The Gormenghast fantasy series revolves around the inhabitants of Gormenghast Castle — ancient and in desperate need of repair. Out of touch with a changing world, the castle's Groan dynasty — the saga's royals — spends its time performing antiquated rituals as a scheming kitchen boy named Steerpike kicks off plans to overthrow them. By the sound of things, this show could become the next Game of Thrones.
“There is nothing in literature like Mervyn Peake’s remarkable Gormenghast novels,” said Gaiman, per Deadline. “They were crafted by a master, who was also an artist, and they take us to an ancient castle as big as a city, with heroes and villains and people larger than life that are impossible to forget. There is a reason why there were two trilogies that lovers of the fantasy genre embraced in the Sixties: Lord of the Rings, and the Gormenghast books.”
Gaiman's involvement with the upcoming show marks his second collaboration with production company FremantleMedia, which currently produces Starz's adaptation of the author's own book, American Gods. Gaiman will next see his Good Omens (which he wrote with Terry Pratchett) come to Amazon next year as a six-part miniseries.

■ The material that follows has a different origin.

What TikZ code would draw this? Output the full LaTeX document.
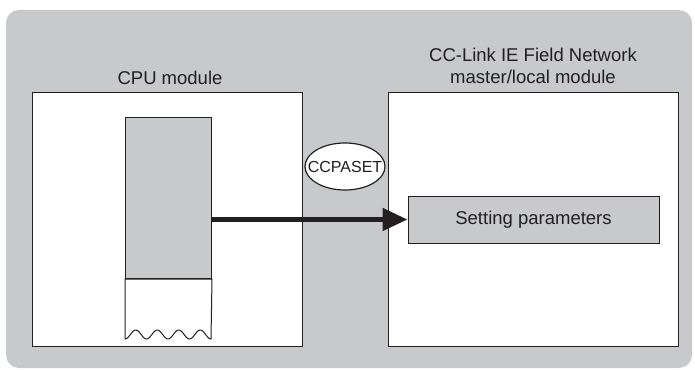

As for Goldsman, it will mark his third recent involvement with a high-profile adaptation. In the last few months alone, Goldsman has become attached to overseeing writers' rooms for an Ology cinematic universe at Paramount as well as one for Rob Liefeld's Extreme Universe at Netflix.
This is the fifth media adaptation of the books, but only the second one for television; the first three were done via radio productions. The first TV version came in 2000 when the BBC and PBS co-produced a miniseries based on the first two books, starring Jonathan Rhys Meyers and Christopher Lee. Another take on the first two novels also found a way to the stage more recently in 2014 at the Chrysalis Theatre in Milton Keynes.
Barry Spikings (The Deer Hunter) and David Stern (Howards End) are confirmed as executive producers while a search for a showrunner is still underway.